I wanted to ask you about the politicization of historians here and, as a last question, whether this was something you felt historians themselves did, or whether you think there are other factors, and other institutions in this country, that do politicize the work of historians?

‘The practice of teaching at Czech universities transformed quite deeply in the last 20 years.’

“In my view there is nothing like a pure past that we could just bring back as it was. We always ask the past specific questions that are burning for us today. So there is always this link between the contemporary and the past. We always ask what is important for us and it either responds, the past, and tells us something interesting about how it was generated, how the problem came into being, how it was solved or not solved etc. Or it is silent, because we don’t have sources. So this is the productive part of this dependence of historical work on the present time.

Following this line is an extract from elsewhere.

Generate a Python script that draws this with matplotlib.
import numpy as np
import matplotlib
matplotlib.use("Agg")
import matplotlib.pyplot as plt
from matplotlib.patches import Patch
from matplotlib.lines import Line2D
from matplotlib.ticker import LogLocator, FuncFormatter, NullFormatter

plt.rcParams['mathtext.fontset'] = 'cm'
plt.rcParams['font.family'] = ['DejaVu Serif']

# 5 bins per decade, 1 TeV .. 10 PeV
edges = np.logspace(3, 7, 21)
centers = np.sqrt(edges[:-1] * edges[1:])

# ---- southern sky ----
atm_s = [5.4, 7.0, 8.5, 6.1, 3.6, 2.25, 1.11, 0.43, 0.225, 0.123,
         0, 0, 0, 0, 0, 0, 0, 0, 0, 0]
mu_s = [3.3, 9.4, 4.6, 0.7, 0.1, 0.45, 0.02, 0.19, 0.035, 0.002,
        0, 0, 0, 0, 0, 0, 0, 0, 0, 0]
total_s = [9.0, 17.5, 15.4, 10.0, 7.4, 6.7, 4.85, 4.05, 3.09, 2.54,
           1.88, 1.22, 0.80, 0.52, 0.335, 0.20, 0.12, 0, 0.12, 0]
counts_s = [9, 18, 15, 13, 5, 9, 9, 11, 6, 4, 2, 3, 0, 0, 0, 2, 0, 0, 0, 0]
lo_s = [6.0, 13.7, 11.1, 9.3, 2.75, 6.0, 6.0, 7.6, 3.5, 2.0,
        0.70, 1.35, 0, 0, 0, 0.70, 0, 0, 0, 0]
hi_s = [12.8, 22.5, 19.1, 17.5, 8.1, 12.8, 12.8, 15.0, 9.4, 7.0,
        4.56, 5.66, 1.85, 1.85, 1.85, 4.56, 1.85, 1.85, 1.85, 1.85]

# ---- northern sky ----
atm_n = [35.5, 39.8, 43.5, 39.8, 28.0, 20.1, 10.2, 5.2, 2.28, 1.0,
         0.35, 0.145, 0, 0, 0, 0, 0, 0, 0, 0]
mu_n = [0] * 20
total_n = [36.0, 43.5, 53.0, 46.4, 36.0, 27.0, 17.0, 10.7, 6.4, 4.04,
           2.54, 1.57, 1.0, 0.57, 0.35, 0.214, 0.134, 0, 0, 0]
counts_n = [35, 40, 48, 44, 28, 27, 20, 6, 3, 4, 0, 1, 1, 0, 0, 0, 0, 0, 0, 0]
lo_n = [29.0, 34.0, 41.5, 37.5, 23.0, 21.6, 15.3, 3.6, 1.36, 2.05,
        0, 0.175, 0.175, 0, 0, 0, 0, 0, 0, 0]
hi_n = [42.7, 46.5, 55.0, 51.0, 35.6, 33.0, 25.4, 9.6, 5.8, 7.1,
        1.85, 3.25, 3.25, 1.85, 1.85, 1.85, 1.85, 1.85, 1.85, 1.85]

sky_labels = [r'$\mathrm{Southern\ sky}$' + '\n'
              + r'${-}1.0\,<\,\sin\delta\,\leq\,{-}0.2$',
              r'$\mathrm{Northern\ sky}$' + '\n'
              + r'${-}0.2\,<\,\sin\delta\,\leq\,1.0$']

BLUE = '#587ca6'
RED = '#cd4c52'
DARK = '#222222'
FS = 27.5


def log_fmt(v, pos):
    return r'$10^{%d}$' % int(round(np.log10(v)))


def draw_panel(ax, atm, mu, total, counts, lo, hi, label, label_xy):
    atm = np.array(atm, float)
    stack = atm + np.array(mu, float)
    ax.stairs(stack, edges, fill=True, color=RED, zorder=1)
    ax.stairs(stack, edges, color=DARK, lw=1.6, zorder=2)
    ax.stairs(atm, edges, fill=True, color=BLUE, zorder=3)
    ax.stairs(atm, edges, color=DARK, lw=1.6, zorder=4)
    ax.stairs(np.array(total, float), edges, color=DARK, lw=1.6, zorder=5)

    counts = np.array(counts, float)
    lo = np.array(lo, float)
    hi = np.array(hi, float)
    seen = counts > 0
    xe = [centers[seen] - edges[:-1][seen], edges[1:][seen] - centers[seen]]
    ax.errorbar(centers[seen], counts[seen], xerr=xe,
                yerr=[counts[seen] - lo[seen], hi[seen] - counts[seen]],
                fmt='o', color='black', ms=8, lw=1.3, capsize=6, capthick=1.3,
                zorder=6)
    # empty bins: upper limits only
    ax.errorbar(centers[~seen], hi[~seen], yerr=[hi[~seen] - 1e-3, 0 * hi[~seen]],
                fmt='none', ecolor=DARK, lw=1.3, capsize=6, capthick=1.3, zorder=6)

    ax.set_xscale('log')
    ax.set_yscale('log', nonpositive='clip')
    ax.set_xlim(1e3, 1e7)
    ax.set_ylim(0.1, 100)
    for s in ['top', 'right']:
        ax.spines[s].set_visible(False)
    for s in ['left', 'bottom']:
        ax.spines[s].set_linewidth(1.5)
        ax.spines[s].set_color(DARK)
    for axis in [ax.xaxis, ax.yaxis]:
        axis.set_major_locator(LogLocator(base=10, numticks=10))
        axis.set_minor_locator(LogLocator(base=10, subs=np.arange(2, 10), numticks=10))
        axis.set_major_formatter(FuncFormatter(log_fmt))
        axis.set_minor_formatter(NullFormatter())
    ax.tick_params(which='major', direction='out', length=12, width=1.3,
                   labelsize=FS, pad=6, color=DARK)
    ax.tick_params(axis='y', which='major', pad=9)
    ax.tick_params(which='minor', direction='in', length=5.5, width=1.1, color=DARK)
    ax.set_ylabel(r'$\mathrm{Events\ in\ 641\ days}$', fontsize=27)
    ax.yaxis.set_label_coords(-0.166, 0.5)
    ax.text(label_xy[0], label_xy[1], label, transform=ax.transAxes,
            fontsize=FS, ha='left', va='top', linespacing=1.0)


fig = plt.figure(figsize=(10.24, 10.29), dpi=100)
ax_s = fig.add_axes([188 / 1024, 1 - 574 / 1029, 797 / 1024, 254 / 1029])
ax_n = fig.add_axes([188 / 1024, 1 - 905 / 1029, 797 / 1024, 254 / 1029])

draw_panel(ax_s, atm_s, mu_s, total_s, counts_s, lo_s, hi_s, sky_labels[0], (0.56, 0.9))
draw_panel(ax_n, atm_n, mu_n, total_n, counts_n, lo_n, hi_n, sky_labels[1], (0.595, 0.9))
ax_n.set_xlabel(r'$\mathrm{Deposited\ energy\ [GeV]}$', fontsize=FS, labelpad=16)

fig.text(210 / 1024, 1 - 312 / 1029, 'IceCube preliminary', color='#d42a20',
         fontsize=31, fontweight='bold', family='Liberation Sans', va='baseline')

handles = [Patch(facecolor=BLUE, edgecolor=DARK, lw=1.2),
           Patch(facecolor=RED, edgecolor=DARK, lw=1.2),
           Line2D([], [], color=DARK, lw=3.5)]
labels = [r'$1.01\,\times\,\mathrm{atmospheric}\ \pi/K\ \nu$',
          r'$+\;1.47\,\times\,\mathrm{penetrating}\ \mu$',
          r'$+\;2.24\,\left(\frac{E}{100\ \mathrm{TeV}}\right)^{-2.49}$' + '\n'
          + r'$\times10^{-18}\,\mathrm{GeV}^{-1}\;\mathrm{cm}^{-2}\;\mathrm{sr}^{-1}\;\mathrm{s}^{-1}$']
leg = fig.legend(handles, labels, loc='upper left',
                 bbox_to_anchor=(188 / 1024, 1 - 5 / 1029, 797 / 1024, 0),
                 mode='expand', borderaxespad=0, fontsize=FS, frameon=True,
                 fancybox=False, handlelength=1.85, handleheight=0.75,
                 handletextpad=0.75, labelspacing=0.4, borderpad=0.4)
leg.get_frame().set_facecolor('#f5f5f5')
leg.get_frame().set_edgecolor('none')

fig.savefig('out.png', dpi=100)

“There is also a non-productive part of this same relationship, let’s say, that consists in some tendency of some historians to pose questions in a way that strengthens the imagination of the contemporary world as something natural, as something which is the only and the most just, the most rational, outcome of the whole of history. This kind of dependence, and at this point, from my perspective, means some historical work sometimes loses its critical competency. We always have to think and rethink this very close link to the present time, which is enabling us to talk about history, but also limiting us in historicizing the past very often, especially if we try to regard contemporary times as something which is logical, and the best outcome of what happened before.”